**WHAT YOU WILL DO**
Extract each line of the data below exactly as written.

═══ DATA LINES

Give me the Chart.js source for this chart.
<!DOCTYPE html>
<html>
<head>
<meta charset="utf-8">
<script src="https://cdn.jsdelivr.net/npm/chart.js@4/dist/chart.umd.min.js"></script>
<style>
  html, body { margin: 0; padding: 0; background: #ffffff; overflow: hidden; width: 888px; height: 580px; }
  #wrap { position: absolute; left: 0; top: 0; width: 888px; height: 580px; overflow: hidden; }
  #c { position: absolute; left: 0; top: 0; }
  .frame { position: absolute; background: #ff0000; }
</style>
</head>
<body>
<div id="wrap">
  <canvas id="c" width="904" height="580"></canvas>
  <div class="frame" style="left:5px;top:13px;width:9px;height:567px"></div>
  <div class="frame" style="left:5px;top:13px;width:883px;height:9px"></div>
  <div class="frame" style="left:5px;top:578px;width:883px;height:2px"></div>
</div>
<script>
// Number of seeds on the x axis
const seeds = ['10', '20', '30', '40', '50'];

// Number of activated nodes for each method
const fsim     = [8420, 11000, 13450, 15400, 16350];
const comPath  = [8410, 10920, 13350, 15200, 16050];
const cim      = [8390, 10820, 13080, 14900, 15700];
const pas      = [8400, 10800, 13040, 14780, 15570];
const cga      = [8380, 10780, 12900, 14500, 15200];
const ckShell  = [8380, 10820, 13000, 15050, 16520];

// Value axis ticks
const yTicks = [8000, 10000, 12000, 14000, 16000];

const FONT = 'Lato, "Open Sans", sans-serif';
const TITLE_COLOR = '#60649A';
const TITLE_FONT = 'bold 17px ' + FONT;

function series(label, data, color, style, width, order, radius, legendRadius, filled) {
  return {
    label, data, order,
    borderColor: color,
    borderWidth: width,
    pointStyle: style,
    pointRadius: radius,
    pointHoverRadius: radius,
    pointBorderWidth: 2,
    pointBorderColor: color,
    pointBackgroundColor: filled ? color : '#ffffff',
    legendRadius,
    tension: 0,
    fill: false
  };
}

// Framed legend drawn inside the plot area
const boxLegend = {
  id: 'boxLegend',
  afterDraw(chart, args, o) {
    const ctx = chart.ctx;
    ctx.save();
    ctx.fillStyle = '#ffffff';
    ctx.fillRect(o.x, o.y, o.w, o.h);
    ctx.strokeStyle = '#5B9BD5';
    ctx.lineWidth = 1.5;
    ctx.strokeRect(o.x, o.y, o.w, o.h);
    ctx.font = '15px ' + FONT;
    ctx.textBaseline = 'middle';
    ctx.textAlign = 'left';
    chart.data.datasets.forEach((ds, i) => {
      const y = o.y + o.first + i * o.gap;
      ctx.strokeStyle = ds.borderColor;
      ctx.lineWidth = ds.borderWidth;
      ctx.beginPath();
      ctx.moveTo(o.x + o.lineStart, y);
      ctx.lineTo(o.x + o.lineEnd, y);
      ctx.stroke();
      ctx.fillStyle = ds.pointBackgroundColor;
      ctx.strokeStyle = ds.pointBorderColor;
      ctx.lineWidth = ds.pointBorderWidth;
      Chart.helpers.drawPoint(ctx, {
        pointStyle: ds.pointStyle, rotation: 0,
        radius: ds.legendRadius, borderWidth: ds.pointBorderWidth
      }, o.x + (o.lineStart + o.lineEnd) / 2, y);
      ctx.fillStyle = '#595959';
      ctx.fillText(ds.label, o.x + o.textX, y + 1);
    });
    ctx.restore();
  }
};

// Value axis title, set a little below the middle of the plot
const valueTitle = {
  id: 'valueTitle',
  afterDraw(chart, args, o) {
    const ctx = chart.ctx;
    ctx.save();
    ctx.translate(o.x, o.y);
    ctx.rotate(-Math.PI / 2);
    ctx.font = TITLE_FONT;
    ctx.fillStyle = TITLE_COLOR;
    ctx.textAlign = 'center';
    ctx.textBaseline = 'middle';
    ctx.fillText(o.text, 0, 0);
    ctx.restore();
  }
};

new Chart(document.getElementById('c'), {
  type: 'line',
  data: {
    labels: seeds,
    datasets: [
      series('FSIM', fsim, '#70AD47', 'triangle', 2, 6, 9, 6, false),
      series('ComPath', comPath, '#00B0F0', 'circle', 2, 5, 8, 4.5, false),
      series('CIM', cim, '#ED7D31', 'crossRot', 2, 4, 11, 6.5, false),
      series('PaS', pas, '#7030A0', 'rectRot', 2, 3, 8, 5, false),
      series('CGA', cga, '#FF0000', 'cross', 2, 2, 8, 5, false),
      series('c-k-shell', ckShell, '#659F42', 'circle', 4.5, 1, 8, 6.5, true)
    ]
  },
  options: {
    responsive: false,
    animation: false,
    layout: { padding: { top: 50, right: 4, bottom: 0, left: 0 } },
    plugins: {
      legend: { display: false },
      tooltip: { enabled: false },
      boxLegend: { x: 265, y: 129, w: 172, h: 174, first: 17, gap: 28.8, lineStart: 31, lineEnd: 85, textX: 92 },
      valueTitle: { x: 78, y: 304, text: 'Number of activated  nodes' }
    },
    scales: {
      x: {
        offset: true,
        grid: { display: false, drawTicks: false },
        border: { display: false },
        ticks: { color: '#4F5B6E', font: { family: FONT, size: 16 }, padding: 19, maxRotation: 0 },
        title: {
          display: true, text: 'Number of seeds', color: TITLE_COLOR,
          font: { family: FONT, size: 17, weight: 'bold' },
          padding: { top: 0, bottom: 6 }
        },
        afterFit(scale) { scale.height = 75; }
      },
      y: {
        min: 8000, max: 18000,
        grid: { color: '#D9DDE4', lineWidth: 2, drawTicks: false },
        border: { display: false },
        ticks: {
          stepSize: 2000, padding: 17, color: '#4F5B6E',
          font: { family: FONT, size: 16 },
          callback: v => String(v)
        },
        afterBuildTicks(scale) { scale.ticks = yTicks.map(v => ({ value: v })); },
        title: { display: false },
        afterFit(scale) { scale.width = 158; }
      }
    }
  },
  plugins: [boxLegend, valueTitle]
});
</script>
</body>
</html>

══════

**TASK SOLUTION**
Give me the Chart.js source for this chart.
<!DOCTYPE html>
<html>
<head>
<meta charset="utf-8">
<script src="https://cdn.jsdelivr.net/npm/chart.js@4/dist/chart.umd.min.js"></script>
<style>
  html, body { margin: 0; padding: 0; background: #ffffff; overflow: hidden; width: 888px; height: 580px; }
  #wrap { position: absolute; left: 0; top: 0; width: 888px; height: 580px; overflow: hidden; }
  #c { position: absolute; left: 0; top: 0; }
  .frame { position: absolute; background: #ff0000; }
</style>
</head>
<body>
<div id="wrap">
  <canvas id="c" width="904" height="580"></canvas>
  <div class="frame" style="left:5px;top:13px;width:9px;height:567px"></div>
  <div class="frame" style="left:5px;top:13px;width:883px;height:9px"></div>
  <div class="frame" style="left:5px;top:578px;width:883px;height:2px"></div>
</div>
<script>
// Number of seeds on the x axis
const seeds = ['10', '20', '30', '40', '50'];

// Number of activated nodes for each method
const fsim     = [8420, 11000, 13450, 15400, 16350];
const comPath  = [8410, 10920, 13350, 15200, 16050];
const cim      = [8390, 10820, 13080, 14900, 15700];
const pas      = [8400, 10800, 13040, 14780, 15570];
const cga      = [8380, 10780, 12900, 14500, 15200];
const ckShell  = [8380, 10820, 13000, 15050, 16520];

// Value axis ticks
const yTicks = [8000, 10000, 12000, 14000, 16000];

const FONT = 'Lato, "Open Sans", sans-serif';
const TITLE_COLOR = '#60649A';
const TITLE_FONT = 'bold 17px ' + FONT;

function series(label, data, color, style, width, order, radius, legendRadius, filled) {
  return {
    label, data, order,
    borderColor: color,
    borderWidth: width,
    pointStyle: style,
    pointRadius: radius,
    pointHoverRadius: radius,
    pointBorderWidth: 2,
    pointBorderColor: color,
    pointBackgroundColor: filled ? color : '#ffffff',
    legendRadius,
    tension: 0,
    fill: false
  };
}

// Framed legend drawn inside the plot area
const boxLegend = {
  id: 'boxLegend',
  afterDraw(chart, args, o) {
    const ctx = chart.ctx;
    ctx.save();
    ctx.fillStyle = '#ffffff';
    ctx.fillRect(o.x, o.y, o.w, o.h);
    ctx.strokeStyle = '#5B9BD5';
    ctx.lineWidth = 1.5;
    ctx.strokeRect(o.x, o.y, o.w, o.h);
    ctx.font = '15px ' + FONT;
    ctx.textBaseline = 'middle';
    ctx.textAlign = 'left';
    chart.data.datasets.forEach((ds, i) => {
      const y = o.y + o.first + i * o.gap;
      ctx.strokeStyle = ds.borderColor;
      ctx.lineWidth = ds.borderWidth;
      ctx.beginPath();
      ctx.moveTo(o.x + o.lineStart, y);
      ctx.lineTo(o.x + o.lineEnd, y);
      ctx.stroke();
      ctx.fillStyle = ds.pointBackgroundColor;
      ctx.strokeStyle = ds.pointBorderColor;
      ctx.lineWidth = ds.pointBorderWidth;
      Chart.helpers.drawPoint(ctx, {
        pointStyle: ds.pointStyle, rotation: 0,
        radius: ds.legendRadius, borderWidth: ds.pointBorderWidth
      }, o.x + (o.lineStart + o.lineEnd) / 2, y);
      ctx.fillStyle = '#595959';
      ctx.fillText(ds.label, o.x + o.textX, y + 1);
    });
    ctx.restore();
  }
};

// Value axis title, set a little below the middle of the plot
const valueTitle = {
  id: 'valueTitle',
  afterDraw(chart, args, o) {
    const ctx = chart.ctx;
    ctx.save();
    ctx.translate(o.x, o.y);
    ctx.rotate(-Math.PI / 2);
    ctx.font = TITLE_FONT;
    ctx.fillStyle = TITLE_COLOR;
    ctx.textAlign = 'center';
    ctx.textBaseline = 'middle';
    ctx.fillText(o.text, 0, 0);
    ctx.restore();
  }
};

new Chart(document.getElementById('c'), {
  type: 'line',
  data: {
    labels: seeds,
    datasets: [
      series('FSIM', fsim, '#70AD47', 'triangle', 2, 6, 9, 6, false),
      series('ComPath', comPath, '#00B0F0', 'circle', 2, 5, 8, 4.5, false),
      series('CIM', cim, '#ED7D31', 'crossRot', 2, 4, 11, 6.5, false),
      series('PaS', pas, '#7030A0', 'rectRot', 2, 3, 8, 5, false),
      series('CGA', cga, '#FF0000', 'cross', 2, 2, 8, 5, false),
      series('c-k-shell', ckShell, '#659F42', 'circle', 4.5, 1, 8, 6.5, true)
    ]
  },
  options: {
    responsive: false,
    animation: false,
    layout: { padding: { top: 50, right: 4, bottom: 0, left: 0 } },
    plugins: {
      legend: { display: false },
      tooltip: { enabled: false },
      boxLegend: { x: 265, y: 129, w: 172, h: 174, first: 17, gap: 28.8, lineStart: 31, lineEnd: 85, textX: 92 },
      valueTitle: { x: 78, y: 304, text: 'Number of activated  nodes' }
    },
    scales: {
      x: {
        offset: true,
        grid: { display: false, drawTicks: false },
        border: { display: false },
        ticks: { color: '#4F5B6E', font: { family: FONT, size: 16 }, padding: 19, maxRotation: 0 },
        title: {
          display: true, text: 'Number of seeds', color: TITLE_COLOR,
          font: { family: FONT, size: 17, weight: 'bold' },
          padding: { top: 0, bottom: 6 }
        },
        afterFit(scale) { scale.height = 75; }
      },
      y: {
        min: 8000, max: 18000,
        grid: { color: '#D9DDE4', lineWidth: 2, drawTicks: false },
        border: { display: false },
        ticks: {
          stepSize: 2000, padding: 17, color: '#4F5B6E',
          font: { family: FONT, size: 16 },
          callback: v => String(v)
        },
        afterBuildTicks(scale) { scale.ticks = yTicks.map(v => ({ value: v })); },
        title: { display: false },
        afterFit(scale) { scale.width = 158; }
      }
    }
  },
  plugins: [boxLegend, valueTitle]
});
</script>
</body>
</html>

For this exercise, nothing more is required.